Sedgwick County KSGenWeb

Portrait And Biographical Album of Sedgwick County, Kan.

Chapman Brothers 1888

Pages 968 - 969

CAMILUS M. JACKSON, a leading farmer and stock-raiser of Lincoln Township, is pleasantly situated on section 31, about seven miles from Valley Center and four and one-half miles from the rising little town of Furley. He ranks among the pioneers of Sedgwick County, and superintends the operations on his farm of eighty acres, where he makes a specialty of high-grade Short-horn cattle and Clydesdale horses, keeping of the latter some of the best animals to be found in this township.

            Mr. Jackson is a product of the Blue Grass State, and was born in Simpson County, March 6, 1850. He is the fourth child of John W. and Sarah A. (Stanley) Jackson, who were the parents of six children. John Jackson and his wife were also natives of Kentucky, while the grandparents on both sides of the house were born in Virginia. The parents of John Jackson were Benjamin and Winnie (Carpenter) Jackson, and the mother's parents were Meredith and Edith Stanley. The father of our subject was born in Allen County, Ky., where he was engaged as a carpenter and contractor, and died in Simpson County on the 20th of August, 1854. The wife and mother is still living, and makes her home with our subject. She was born in 1819, in Logan County, Ky.

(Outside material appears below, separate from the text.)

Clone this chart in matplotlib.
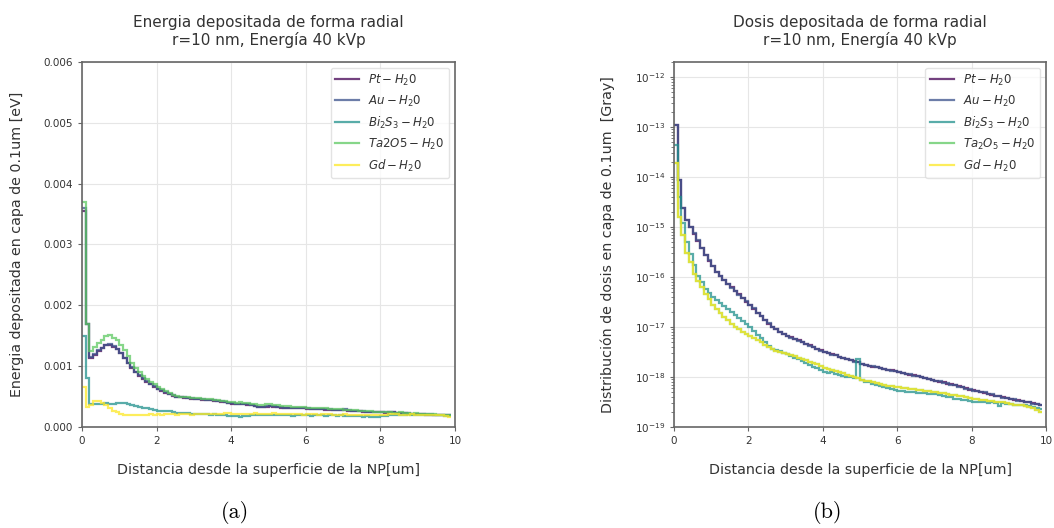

            The subject of this biography was reared to farming pursuits, and educated in the district schools of his native county. There also he engaged in agriculture for himself until coming westward, which journey he made in the fall of 1883. He at once purchased eighty acres of improved land on section 31, in Lincoln Township, and in 1887, after effecting other improvements, put up one of the finest farmhouses in that locality. He makes a specialty of stock-raising, and in addition to his fine horses and cattle, contemplates in the near future the breeding of swine.

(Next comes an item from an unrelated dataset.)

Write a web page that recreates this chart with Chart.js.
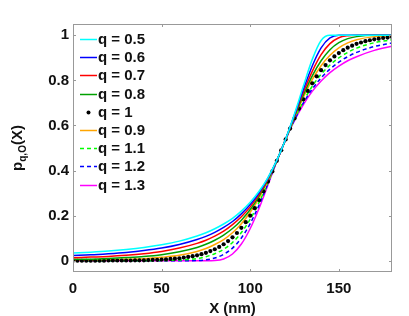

            Mr. Jackson has had little time to devote to political affairs, but is an earnest supporter of Republican principles. His marriage took place on the 5th of October, 1886, in Wichita Township, his bride being Miss Sarah C. Ittner, who was born in Logan County, Ill., Aug. 9; 1862. Mrs. Jackson was the eldest of the five children born to Leonard and Elizabeth (Weeks) Ittner, who were natives of Pennsylvania, and a sketch of whom will be found on another page of this volume.